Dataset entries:
—————

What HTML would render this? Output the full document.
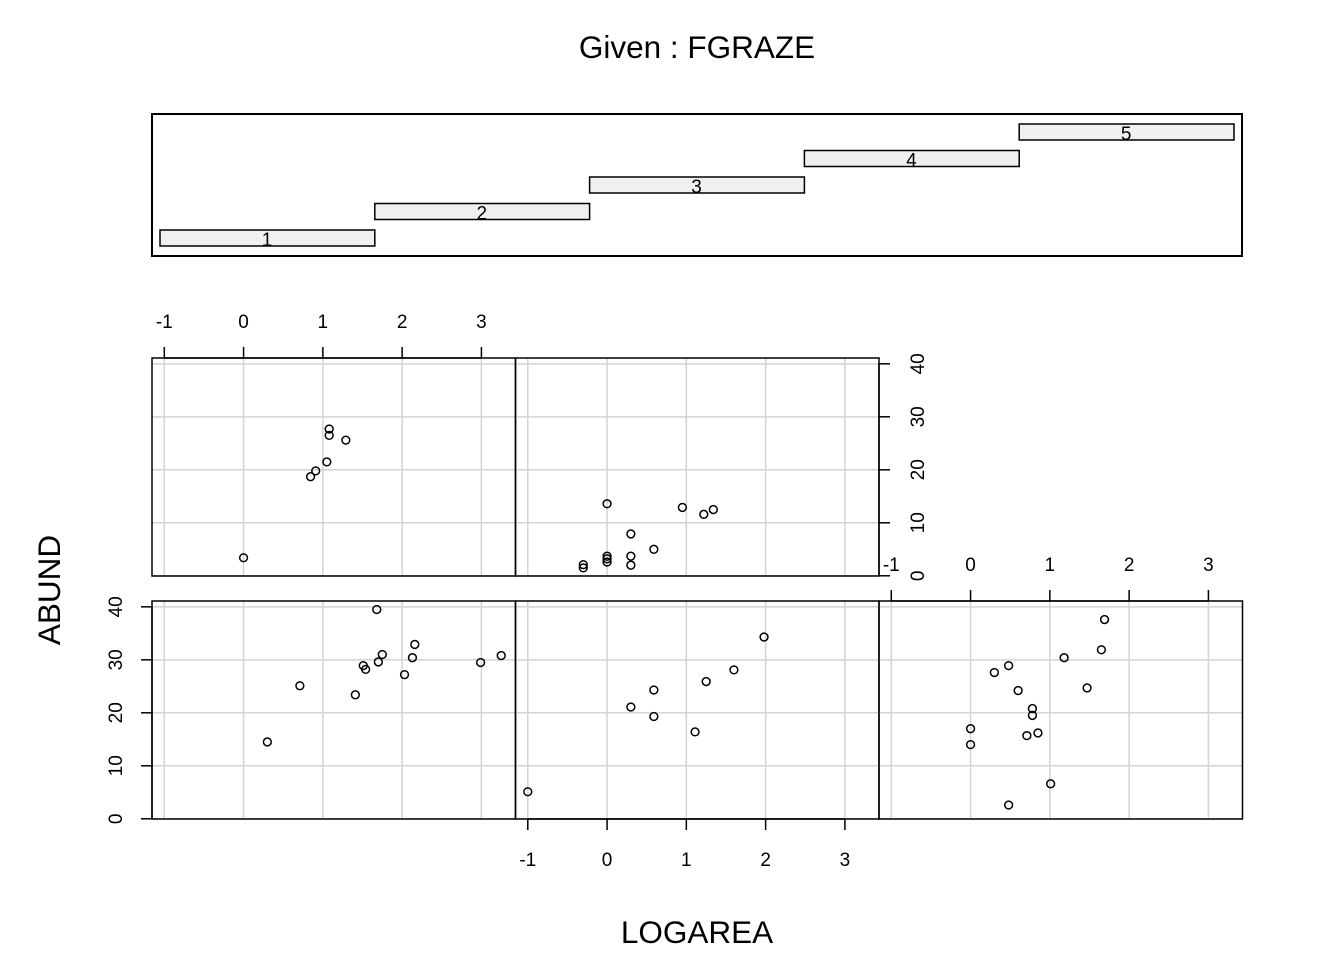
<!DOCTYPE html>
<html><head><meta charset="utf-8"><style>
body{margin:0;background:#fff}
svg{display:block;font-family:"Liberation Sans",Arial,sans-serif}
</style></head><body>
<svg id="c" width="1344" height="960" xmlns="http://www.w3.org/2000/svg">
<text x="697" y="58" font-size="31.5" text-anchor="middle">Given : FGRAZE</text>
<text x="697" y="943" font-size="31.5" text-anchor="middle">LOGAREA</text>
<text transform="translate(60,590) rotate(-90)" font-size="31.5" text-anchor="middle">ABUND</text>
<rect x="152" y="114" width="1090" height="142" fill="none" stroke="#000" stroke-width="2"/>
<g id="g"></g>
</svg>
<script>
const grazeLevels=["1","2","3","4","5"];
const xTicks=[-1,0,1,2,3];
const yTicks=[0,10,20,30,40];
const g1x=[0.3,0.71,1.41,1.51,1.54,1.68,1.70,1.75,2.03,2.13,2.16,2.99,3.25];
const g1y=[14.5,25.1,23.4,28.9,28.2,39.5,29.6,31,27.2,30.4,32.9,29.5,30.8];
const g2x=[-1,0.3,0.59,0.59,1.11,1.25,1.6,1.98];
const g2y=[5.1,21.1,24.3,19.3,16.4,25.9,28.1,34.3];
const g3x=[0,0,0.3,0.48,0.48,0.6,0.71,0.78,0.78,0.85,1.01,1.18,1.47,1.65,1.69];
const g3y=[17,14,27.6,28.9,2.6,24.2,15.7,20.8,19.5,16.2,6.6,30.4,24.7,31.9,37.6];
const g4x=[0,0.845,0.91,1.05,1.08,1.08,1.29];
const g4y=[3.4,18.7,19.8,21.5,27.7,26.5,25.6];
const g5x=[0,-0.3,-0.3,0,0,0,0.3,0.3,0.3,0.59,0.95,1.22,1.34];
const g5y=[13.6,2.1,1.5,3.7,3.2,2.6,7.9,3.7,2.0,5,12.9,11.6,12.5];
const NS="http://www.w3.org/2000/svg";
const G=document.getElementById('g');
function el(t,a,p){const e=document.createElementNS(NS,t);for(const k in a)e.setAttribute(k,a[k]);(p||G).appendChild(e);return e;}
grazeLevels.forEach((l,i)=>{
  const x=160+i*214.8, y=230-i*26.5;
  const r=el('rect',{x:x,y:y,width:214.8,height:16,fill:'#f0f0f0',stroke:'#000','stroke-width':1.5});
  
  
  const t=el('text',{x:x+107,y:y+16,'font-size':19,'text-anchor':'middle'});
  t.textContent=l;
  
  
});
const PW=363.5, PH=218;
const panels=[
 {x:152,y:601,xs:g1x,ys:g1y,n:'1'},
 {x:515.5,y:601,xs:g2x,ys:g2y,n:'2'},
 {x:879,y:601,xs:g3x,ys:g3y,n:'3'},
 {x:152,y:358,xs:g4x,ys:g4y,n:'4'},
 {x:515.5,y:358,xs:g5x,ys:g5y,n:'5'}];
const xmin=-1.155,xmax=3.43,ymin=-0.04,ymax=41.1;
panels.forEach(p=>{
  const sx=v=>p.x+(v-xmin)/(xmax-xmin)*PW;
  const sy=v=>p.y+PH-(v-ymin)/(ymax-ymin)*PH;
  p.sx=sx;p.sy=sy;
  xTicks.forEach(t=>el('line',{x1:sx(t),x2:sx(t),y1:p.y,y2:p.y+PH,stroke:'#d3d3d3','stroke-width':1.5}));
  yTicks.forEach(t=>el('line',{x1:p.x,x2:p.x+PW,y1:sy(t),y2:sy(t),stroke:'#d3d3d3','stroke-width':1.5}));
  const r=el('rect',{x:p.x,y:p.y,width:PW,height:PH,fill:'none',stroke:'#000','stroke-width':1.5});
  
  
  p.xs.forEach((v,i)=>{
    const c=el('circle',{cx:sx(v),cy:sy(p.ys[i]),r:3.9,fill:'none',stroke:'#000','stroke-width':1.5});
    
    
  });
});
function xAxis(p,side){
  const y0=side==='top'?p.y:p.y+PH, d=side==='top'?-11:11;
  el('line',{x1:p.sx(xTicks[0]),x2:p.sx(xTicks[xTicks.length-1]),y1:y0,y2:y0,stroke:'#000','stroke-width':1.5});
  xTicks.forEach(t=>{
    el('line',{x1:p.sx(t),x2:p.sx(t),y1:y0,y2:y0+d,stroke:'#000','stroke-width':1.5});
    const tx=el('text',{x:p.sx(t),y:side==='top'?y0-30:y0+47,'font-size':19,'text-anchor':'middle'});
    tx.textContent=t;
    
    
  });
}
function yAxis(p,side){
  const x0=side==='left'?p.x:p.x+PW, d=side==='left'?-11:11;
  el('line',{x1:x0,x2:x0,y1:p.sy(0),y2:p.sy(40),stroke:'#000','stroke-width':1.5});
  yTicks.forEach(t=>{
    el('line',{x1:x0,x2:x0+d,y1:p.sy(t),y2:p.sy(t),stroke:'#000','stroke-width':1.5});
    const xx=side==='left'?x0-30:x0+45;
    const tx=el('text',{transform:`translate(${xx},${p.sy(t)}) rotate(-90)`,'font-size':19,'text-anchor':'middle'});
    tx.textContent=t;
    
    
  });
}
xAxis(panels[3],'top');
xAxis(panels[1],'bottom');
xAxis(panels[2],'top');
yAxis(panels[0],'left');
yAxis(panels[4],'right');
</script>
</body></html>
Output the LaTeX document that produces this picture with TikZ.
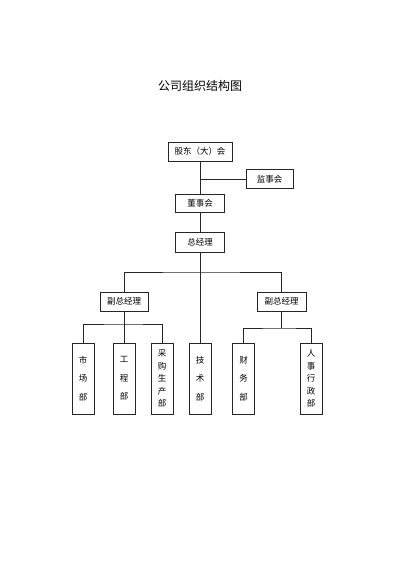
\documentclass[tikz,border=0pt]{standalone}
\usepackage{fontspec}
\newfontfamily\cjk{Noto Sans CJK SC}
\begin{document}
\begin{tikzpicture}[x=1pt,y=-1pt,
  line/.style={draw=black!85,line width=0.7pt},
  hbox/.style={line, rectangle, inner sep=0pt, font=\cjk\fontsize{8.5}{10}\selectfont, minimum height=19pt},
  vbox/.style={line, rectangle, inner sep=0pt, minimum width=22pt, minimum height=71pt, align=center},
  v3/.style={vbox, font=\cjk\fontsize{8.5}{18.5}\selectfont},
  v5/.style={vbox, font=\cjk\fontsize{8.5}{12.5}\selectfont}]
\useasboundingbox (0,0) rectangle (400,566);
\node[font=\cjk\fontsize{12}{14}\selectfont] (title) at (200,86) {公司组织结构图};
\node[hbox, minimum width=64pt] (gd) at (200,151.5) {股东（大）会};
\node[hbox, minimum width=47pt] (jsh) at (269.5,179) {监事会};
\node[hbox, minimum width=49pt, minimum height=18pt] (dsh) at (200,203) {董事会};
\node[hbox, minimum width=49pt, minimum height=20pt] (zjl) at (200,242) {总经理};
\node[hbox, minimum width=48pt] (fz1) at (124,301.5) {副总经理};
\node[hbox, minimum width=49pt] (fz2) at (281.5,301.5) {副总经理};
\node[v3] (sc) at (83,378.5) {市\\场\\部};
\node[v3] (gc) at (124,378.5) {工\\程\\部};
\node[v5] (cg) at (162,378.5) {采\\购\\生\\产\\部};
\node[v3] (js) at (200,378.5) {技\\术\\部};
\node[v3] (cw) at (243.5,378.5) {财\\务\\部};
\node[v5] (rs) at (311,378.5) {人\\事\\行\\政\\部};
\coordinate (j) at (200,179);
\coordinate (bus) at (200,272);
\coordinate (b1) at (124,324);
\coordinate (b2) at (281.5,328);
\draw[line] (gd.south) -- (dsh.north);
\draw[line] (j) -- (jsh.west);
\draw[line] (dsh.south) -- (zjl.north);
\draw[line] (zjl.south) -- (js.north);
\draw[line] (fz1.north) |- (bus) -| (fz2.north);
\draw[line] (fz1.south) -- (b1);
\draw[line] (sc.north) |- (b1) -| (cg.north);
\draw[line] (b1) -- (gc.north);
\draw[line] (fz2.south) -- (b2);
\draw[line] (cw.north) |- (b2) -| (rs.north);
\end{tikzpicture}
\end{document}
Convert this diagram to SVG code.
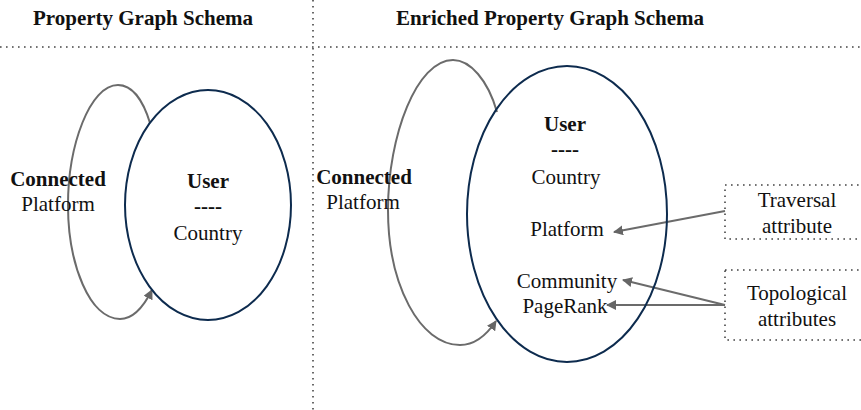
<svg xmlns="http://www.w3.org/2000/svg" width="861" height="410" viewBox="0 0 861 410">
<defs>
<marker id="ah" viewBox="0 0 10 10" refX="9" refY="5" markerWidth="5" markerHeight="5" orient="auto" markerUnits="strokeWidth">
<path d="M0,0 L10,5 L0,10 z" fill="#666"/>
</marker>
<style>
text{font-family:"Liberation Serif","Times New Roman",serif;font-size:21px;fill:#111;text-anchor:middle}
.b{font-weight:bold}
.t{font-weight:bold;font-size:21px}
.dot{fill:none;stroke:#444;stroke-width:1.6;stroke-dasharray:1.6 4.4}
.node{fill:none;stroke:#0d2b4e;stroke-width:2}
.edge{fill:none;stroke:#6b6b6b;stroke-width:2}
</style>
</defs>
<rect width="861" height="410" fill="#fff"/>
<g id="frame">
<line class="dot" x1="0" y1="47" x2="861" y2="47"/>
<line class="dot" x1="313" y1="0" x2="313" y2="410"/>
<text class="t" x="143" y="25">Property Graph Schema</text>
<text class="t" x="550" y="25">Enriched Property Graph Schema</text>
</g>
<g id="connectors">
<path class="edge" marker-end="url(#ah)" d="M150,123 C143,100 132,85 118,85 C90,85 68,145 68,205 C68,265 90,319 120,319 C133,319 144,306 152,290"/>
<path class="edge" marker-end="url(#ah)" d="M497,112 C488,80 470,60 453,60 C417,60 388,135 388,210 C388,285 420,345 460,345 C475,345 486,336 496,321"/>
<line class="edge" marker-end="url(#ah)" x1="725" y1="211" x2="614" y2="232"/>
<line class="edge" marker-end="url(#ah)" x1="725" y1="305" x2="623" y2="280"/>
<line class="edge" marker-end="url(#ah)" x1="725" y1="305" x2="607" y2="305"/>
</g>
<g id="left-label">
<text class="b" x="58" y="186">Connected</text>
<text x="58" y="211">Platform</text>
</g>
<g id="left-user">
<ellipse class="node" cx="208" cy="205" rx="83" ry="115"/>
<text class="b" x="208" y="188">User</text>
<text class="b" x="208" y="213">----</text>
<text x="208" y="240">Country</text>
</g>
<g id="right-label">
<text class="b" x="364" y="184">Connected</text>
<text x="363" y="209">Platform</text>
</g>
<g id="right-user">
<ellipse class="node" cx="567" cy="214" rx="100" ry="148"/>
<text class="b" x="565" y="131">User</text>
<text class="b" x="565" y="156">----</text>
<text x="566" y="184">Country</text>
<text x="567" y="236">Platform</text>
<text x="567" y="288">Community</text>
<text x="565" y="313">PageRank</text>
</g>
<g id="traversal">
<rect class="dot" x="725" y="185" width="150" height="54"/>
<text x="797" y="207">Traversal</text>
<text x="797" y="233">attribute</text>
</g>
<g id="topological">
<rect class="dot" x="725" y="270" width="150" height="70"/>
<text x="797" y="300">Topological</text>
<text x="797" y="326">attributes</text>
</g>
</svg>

—————

> [REQUEST]
Filter the data, keeping only the lines that contain "this".

> [TASK SOLUTION]
What HTML would render this? Output the full document.
Output the LaTeX document that produces this picture with TikZ.
Convert this diagram to SVG code.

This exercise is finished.